It’s a unique time of year, with teams watching, and players realizing how critical these final weeks could be to their future.

“I haven’t had the year I would like, but it’s not over yet,’’ Arrieta, the 2015 Cy Young winner, tells USA TODAY Sports. “How many people can do what I do, anyways? A handful of guys?

“But one season shouldn’t diminish what the whole package is, and what a guy can do. You can struggle for a little while. It’s going to happen. If a guy hits .200 for a while, it doesn’t mean he’s a .200 hitter.

“Everyone wants to have a career year, but if I stick to what I’m doing, I like my chances. I’ll be fine.’’

Arrieta and Yu Darvish of the Los Angeles Dodgers are the premier starting pitchers in this year’s free-agent market, and they realize that their performance the rest of the regular season, and particularly the postseason, will be heavily weighed by perspective teams.

If Arrieta, 10-8 with a 3.88 ERA, keeps performing like he has since the end of June – yielding a 2.08 ERA, while permitting six or fewer hits in 14 consecutive starts – he may indeed still get that six-year, or even seven-year deal that he covets. Certainly, Johnny Cueto’s six-year, $130 million deal and Jeff Samardzija’ s $90 million contract with the San Francisco Giants provide nice baselines that will help establish his value, even if the Cubs don’t seem inclined to jump into those waters, last making a formal multi-year offer two years ago.

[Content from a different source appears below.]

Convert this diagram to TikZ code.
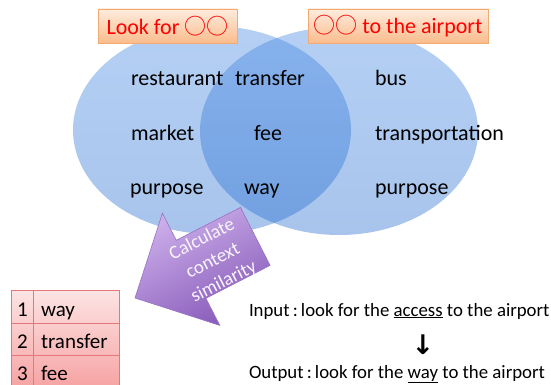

“It’s completely business, so I get it,’’ says Arrieta, who starts Monday at AT&T Park against the Giants. “They haven’t offered me anything because they know if they do, it’s probably not something I would accept, so why make the offer? I get it.

“If you let that stuff bother you, you don’t completely understand the sport, because that’s part of it. They have to do what’s in the best interest of the organization in the long-term. Is that spending money on me or getting a guy like (Jose) Quintana? They’re going to try to establish a rotation without spending $30 million-plus a season, and maybe sign another bat. Who knows what they do?

“I understand. No hard feelings at all.’’

J.D. Martinez, 29, the best position player on the market, believes he could benefit after being traded from the Detroit Tigers to the Arizona Diamondbacks. He goes from a pitcher’s park in Detroit to a pitcher’s nightmare in Phoenix, with a glorious green batter’s eye that’s considered the best in the game. Most of all, he’s going to a contender, where he can focus on the D’backs’ playoff pursuit than simply his own performance.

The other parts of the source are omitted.